U.S. officials have released video that shows a Russian Su-27 fighter jet colliding with the propeller of a U.S. MQ-9 Reaper drone.
The video release by the U.S. military’s European Command on Thursday came amid a race to secure the downed American aircraft.
Russian ships are at the MQ-9 drone crash site in the Black Sea, a U.S. defense official told Fox News Thursday. Russia sent ships to search the debris field almost immediately following the crash.
“They wasted no time,” the official said.
A different U.S. official is not confident Russia will be able to obtain any of the drone debris.
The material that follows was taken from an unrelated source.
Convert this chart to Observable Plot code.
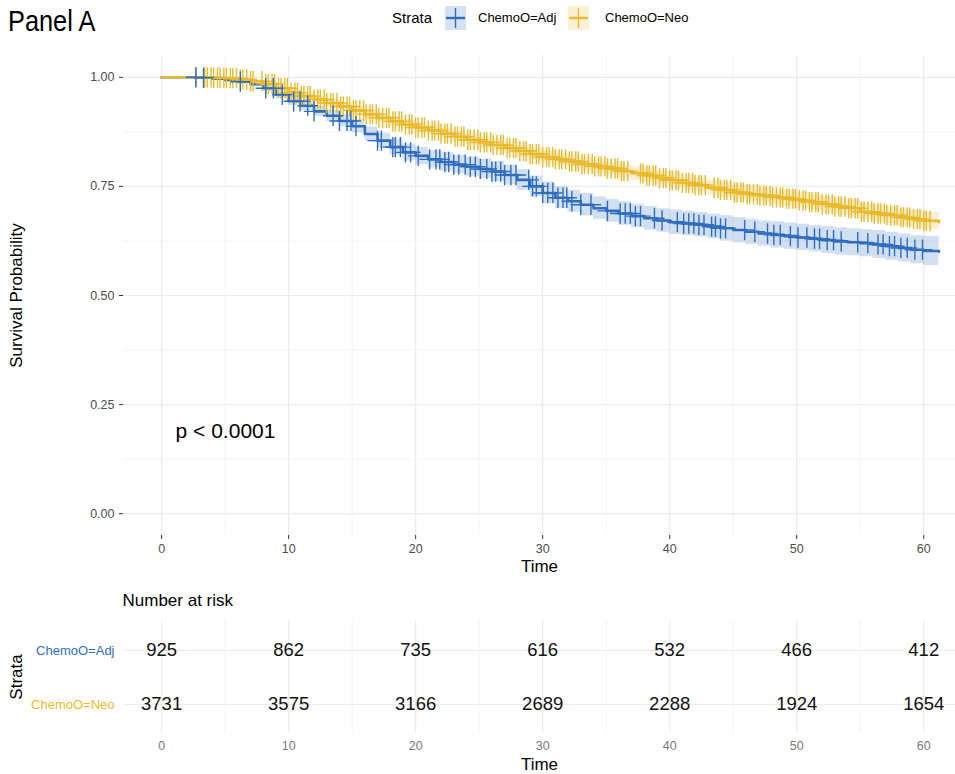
<!DOCTYPE html>
<html>
<head>
<meta charset="utf-8">
<script src="https://cdn.jsdelivr.net/npm/d3@7"></script>
<script src="https://cdn.jsdelivr.net/npm/@observablehq/plot@0.6"></script>
<style>
  body { margin: 0; background: #fff; }
  #wrap { position: relative; width: 955px; height: 774px; font-family: "Liberation Sans", Arial, sans-serif; overflow: hidden; }
  .abs { position: absolute; z-index: 2; white-space: nowrap; }
  #title { left: 8px; top: 4px; font-size: 30px; color: #000; transform: scaleX(0.845); transform-origin: left top; }
  .leg { font-size: 13px; line-height: 16px; color: #000; }
</style>
</head>
<body>
<div id="wrap">
  <div id="main" style="position:absolute;left:0;top:0"></div>
  <div id="risk" style="position:absolute;left:0;top:580px"></div>
  <div id="title" class="abs">Panel A</div>
  <div class="abs" style="left:392px;top:9px;font-size:15px;line-height:18px">Strata</div>
  <svg class="abs" style="left:445px;top:6px" width="21" height="24"><rect width="21" height="24" fill="#2F6EBF" fill-opacity="0.2"/><line x1="1" x2="20" y1="12" y2="12" stroke="#2F6EBF" stroke-width="2.4"/><line x1="10.5" x2="10.5" y1="2" y2="22" stroke="#2F6EBF" stroke-width="1.4"/></svg>
  <div class="abs leg" style="left:478px;top:10px">ChemoO=Adj</div>
  <svg class="abs" style="left:568px;top:6px" width="21" height="24"><rect width="21" height="24" fill="#E8BA2C" fill-opacity="0.2"/><line x1="1" x2="20" y1="12" y2="12" stroke="#E8BA2C" stroke-width="2.4"/><line x1="10.5" x2="10.5" y1="2" y2="22" stroke="#E8BA2C" stroke-width="1.4"/></svg>
  <div class="abs leg" style="left:605px;top:10px">ChemoO=Neo</div>
</div>
<script>
// ---------- data ----------
const strata = ["ChemoO=Adj", "ChemoO=Neo"];
const colors = ["#2F6EBF", "#E8BA2C"];

const timeGrid = [
  0,1,2,3,4,5,6,7,8,9,
  10,11,12,13,14,15,16,17,18,19,
  20,21,22,23,24,25,26,27,28,29,
  30,31,32,33,34,35,36,37,38,39,
  40,41,42,43,44,45,46,47,48,49,
  50,51,52,53,54,55,56,57,58,59,
  60,61.2
];

const survAdj = [
  1.000,1.000,1.000,0.999,0.997,0.994,0.990,0.984,0.975,0.960,
  0.945,0.935,0.922,0.912,0.900,0.888,0.870,0.855,0.840,0.828,
  0.820,0.812,0.806,0.800,0.795,0.790,0.784,0.776,0.765,0.750,
  0.735,0.724,0.716,0.708,0.700,0.694,0.688,0.682,0.677,0.672,
  0.668,0.665,0.662,0.658,0.654,0.650,0.646,0.642,0.639,0.636,
  0.633,0.630,0.627,0.624,0.622,0.620,0.617,0.613,0.609,0.605,
  0.602,0.600
];

const survNeo = [
  1.000,1.000,1.000,1.000,0.999,0.998,0.995,0.991,0.985,0.975,
  0.965,0.957,0.949,0.941,0.933,0.924,0.915,0.907,0.899,0.892,
  0.885,0.878,0.871,0.864,0.857,0.851,0.845,0.838,0.831,0.824,
  0.817,0.812,0.807,0.801,0.796,0.791,0.785,0.780,0.775,0.769,
  0.764,0.758,0.753,0.747,0.742,0.736,0.732,0.729,0.725,0.722,
  0.718,0.714,0.709,0.704,0.700,0.692,0.688,0.684,0.679,0.675,
  0.671,0.668
];

const ciAdj = [
  0,0,0,0.002,0.003,0.004,0.005,0.006,0.007,0.008,
  0.010,0.011,0.012,0.013,0.014,0.015,0.016,0.017,0.018,0.019,
  0.020,0.020,0.021,0.021,0.022,0.022,0.023,0.023,0.024,0.024,
  0.025,0.025,0.025,0.026,0.026,0.026,0.027,0.027,0.027,0.027,
  0.028,0.028,0.028,0.028,0.029,0.029,0.029,0.029,0.030,0.030,
  0.030,0.030,0.031,0.031,0.031,0.031,0.032,0.032,0.032,0.032,
  0.033,0.033
];

const ciNeo = [
  0,0,0,0,0.001,0.002,0.003,0.004,0.005,0.006,
  0.007,0.007,0.008,0.008,0.009,0.009,0.010,0.010,0.011,0.011,
  0.011,0.012,0.012,0.012,0.013,0.013,0.013,0.013,0.014,0.014,
  0.014,0.014,0.015,0.015,0.015,0.015,0.015,0.016,0.016,0.016,
  0.016,0.016,0.016,0.017,0.017,0.017,0.017,0.017,0.017,0.018,
  0.018,0.018,0.018,0.018,0.018,0.018,0.019,0.019,0.019,0.019,
  0.019,0.019
];

const censorAdj = [2.7,3.3,6.2,8.2,8.8,9.5,10.4,10.9,11.5,12.0,13.5,14.0,14.6,14.9,15.3,17.0,17.3,18.2,18.4,18.8,19.2,19.6,20.2,21.1,21.6,21.9,22.3,22.6,23.0,23.4,23.9,24.3,24.7,25.1,25.6,26.0,26.3,26.7,27.0,27.5,27.9,28.9,29.2,29.5,30.0,30.4,30.8,31.2,31.6,31.9,32.3,33.0,33.8,35.1,36.1,36.5,36.9,37.3,37.7,38.8,39.4,40.6,41.1,41.5,41.9,42.3,42.7,43.3,43.6,44.0,44.4,45.9,46.7,47.7,48.2,48.7,49.5,50.1,50.8,51.4,51.8,52.4,52.9,53.5,54.8,55.6,56.4,56.8,57.3,57.7,58.2,58.7,59.3,59.9];

const censorNeo = [2.7,3.4,3.6,3.9,4.1,4.4,4.6,4.9,5.1,5.4,5.6,5.9,6.2,6.4,6.7,7.0,7.2,
  7.9,8.2,8.4,8.7,8.9,9.2,9.4,9.7,9.9,10.2,10.5,10.7,11.0,11.2,11.5,11.7,12.0,12.3,12.5,12.8,13.0,13.3,13.5,13.8,14.1,14.3,14.6,14.8,15.1,15.3,15.6,15.9,16.1,16.4,16.6,16.9,17.1,17.4,17.7,17.9,18.2,18.4,18.7,18.9,19.2,19.5,19.7,20.0,20.2,20.5,20.7,21.0,21.3,21.5,21.8,22.0,22.3,22.5,22.8,23.1,23.3,23.6,23.8,24.1,24.3,24.6,24.9,25.1,25.4,25.6,25.9,26.1,26.4,26.7,26.9,27.2,27.4,27.7,27.9,28.2,28.5,28.7,29.0,29.2,29.5,29.7,30.0,30.3,30.5,30.8,31.0,31.3,31.5,31.8,32.1,32.3,32.6,32.8,33.1,33.3,33.6,33.9,34.1,34.4,34.6,34.9,35.1,35.4,35.7,35.9,36.2,36.4,36.7,
  37.7,37.9,38.2,38.4,38.7,38.9,39.2,39.5,39.7,40.0,40.2,40.5,40.7,41.0,41.3,41.5,41.8,42.0,42.3,42.5,42.8,
  43.5,43.8,44.0,44.3,44.5,44.8,45.1,45.3,45.6,45.8,46.1,46.3,46.6,46.9,47.1,47.4,47.6,47.9,48.1,48.4,48.7,48.9,49.2,49.4,49.7,49.9,50.2,50.5,50.7,51.0,51.2,51.5,51.7,52.0,52.3,52.5,52.8,53.0,53.3,53.5,53.8,54.1,54.3,54.6,54.8,55.1,55.3,55.6,55.9,56.1,56.4,56.6,56.9,57.1,57.4,57.7,57.9,58.2,58.4,58.7,58.9,59.2,59.5,59.7,60.0,60.2,60.5];

const xTicks = [0,10,20,30,40,50,60];
const xMinor = [5,15,25,35,45,55];
const yTicks = [0,0.25,0.5,0.75,1];
const yMinor = [0.125,0.375,0.625,0.875];

const riskTimes = [0,10,20,30,40,50,60];
const riskAdj = [925,862,735,616,532,466,412];
const riskNeo = [3731,3575,3166,2689,2288,1924,1654];

const pLabel = "p < 0.0001";
const pvalPos = {x: 1.1, y: 0.19};

// ---------- derived tables ----------
function curveRows(surv, ci, name) {
  return timeGrid.map((t, i) => ({t, s: surv[i], lo: Math.max(0, surv[i] - ci[i]), hi: Math.min(1, surv[i] + ci[i]), strata: name}));
}
function stepAt(surv, t) {
  const i = d3.bisectRight(timeGrid, t) - 1;
  return surv[Math.max(0, i)];
}
const rowsAdj = curveRows(survAdj, ciAdj, strata[0]);
const rowsNeo = curveRows(survNeo, ciNeo, strata[1]);
const cenAdj = censorAdj.map(t => ({t, s: stepAt(survAdj, t)}));
const cenNeo = censorNeo.map(t => ({t, s: stepAt(survNeo, t)}));

const riskRows = [];
riskTimes.forEach((t, i) => {
  riskRows.push({t, strata: strata[0], n: riskAdj[i]});
  riskRows.push({t, strata: strata[1], n: riskNeo[i]});
});

const font = "'Liberation Sans', Arial, sans-serif";
const gridMajor = "#ebebeb";
const gridMinor = "#f4f4f4";
const xDomain = [-3, 62.5];

// ---------- main survival plot ----------
const main = Plot.plot({
  width: 955, height: 580,
  marginLeft: 123, marginRight: 0, marginTop: 55, marginBottom: 45,
  style: {fontFamily: font, background: "transparent"},
  x: {domain: xDomain},
  y: {domain: [-0.05, 1.05]},
  marks: [
    Plot.ruleX(xMinor, {stroke: gridMinor, strokeWidth: 1}),
    Plot.ruleY(yMinor, {stroke: gridMinor, strokeWidth: 1}),
    Plot.ruleX(xTicks, {stroke: gridMajor, strokeWidth: 1.2}),
    Plot.ruleY(yTicks, {stroke: gridMajor, strokeWidth: 1.2}),
    Plot.areaY(rowsAdj, {x: "t", y1: "lo", y2: "hi", curve: "step-after", fill: colors[0], fillOpacity: 0.22}),
    Plot.areaY(rowsNeo, {x: "t", y1: "lo", y2: "hi", curve: "step-after", fill: colors[1], fillOpacity: 0.22}),
    Plot.lineY(rowsAdj, {x: "t", y: "s", curve: "step-after", stroke: colors[0], strokeWidth: 2.6}),
    Plot.lineY(rowsNeo, {x: "t", y: "s", curve: "step-after", stroke: colors[1], strokeWidth: 2.6}),
    Plot.dot(cenNeo, {x: "t", y: "s", symbol: "plus", r: 6.6, stroke: colors[1], fill: "none", strokeWidth: 1.4}),
    Plot.dot(cenAdj, {x: "t", y: "s", symbol: "plus", r: 6.6, stroke: colors[0], fill: "none", strokeWidth: 1.4}),
    Plot.text([pLabel], {x: pvalPos.x, y: pvalPos.y, textAnchor: "start", fontSize: 21, fill: "#000"}),
    Plot.axisX(xTicks, {tickSize: 4, tickPadding: 5, fontSize: 12.5, color: "#4d4d4d", stroke: "#333", label: null}),
    Plot.axisY(yTicks, {tickSize: 4, tickPadding: 5, fontSize: 12.5, color: "#4d4d4d", stroke: "#333", label: null, tickFormat: d3.format(".2f")}),
    Plot.text(["Time"], {frameAnchor: "bottom", dy: 31, lineAnchor: "middle", fontSize: 17, fill: "#000"}),
    Plot.text(["Survival Probability"], {frameAnchor: "left", dx: -107, rotate: -90, textAnchor: "middle", lineAnchor: "middle", fontSize: 17, fill: "#000"})
  ]
});
document.getElementById("main").appendChild(main);

// ---------- number-at-risk table ----------
const risk = Plot.plot({
  width: 955, height: 194,
  marginLeft: 123, marginRight: 0, marginTop: 40, marginBottom: 41,
  style: {fontFamily: font, background: "transparent"},
  x: {domain: xDomain},
  y: {type: "point", domain: strata, padding: 0.546, axis: null},
  marks: [
    Plot.ruleX(xMinor, {stroke: gridMinor, strokeWidth: 1}),
    Plot.ruleX(xTicks, {stroke: gridMajor, strokeWidth: 1.2}),
    Plot.ruleY(strata, {y: d => d, stroke: gridMajor, strokeWidth: 1.2}),
    Plot.text(riskRows, {x: "t", y: "strata", text: d => String(d.n), fontSize: 18.5, fill: "#111"}),
    Plot.text([strata[0]], {y: d => d, frameAnchor: "left", dx: -9, textAnchor: "end", fontSize: 13, fill: colors[0]}),
    Plot.text([strata[1]], {y: d => d, frameAnchor: "left", dx: -9, textAnchor: "end", fontSize: 13, fill: colors[1]}),
    Plot.axisX(riskTimes, {tickSize: 0, tickPadding: 8, fontSize: 12.5, color: "#7a7a7a", label: null}),
    Plot.text(["Time"], {frameAnchor: "bottom", dy: 31, lineAnchor: "middle", fontSize: 17, fill: "#000"}),
    Plot.text(["Strata"], {frameAnchor: "left", dx: -107, rotate: -90, textAnchor: "middle", lineAnchor: "middle", fontSize: 17, fill: "#000"}),
    Plot.text(["Number at risk"], {frameAnchor: "top-left", dy: -20, dx: -1, textAnchor: "start", lineAnchor: "middle", fontSize: 17, fill: "#000"})
  ]
});
document.getElementById("risk").appendChild(risk);
</script>
</body>
</html>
This part of the Black Sea is 4,000-5,000 feet deep, Joint Chiefs of Staff Chairman General Mark Milley said in a Wednesday Pentagon press briefing alongside Defense Secretary Lloyd Austin. Milley said it has likely sank to some “significant depths” already.
The U.S. military has no ships in the Black Sea. When asked about U.S. recovery efforts, Milley said the U.S. has allies and partners in the region, but later in the press conference told reporters to not look too much into that.
Defense Secretary Lloyd Austin summarized the incident Wednesday in a press conference, saying, “Two Russian jets dumped fuel on an unmanned U.S. MQ-9 aircraft conducting routine operations in international airspace. And one Russian jet intercepted and hit our MQ-9 aircraft, resulting in a crash.”
Austin sharply criticized the Russian military for its actions, stating that the Black Sea incident was “a part of a pattern of aggressive and risky and unsafe actions by Russian pilots in international airspace.”
Russia has previously denied that the aircraft touched one another, and accused the U.S. of unnecessarily escalating the issue.
“We assume that the United States will refrain from further speculation in the media and stop flights near Russian borders,”said Russian Ambassador Anatoly Antonov on Wednesday.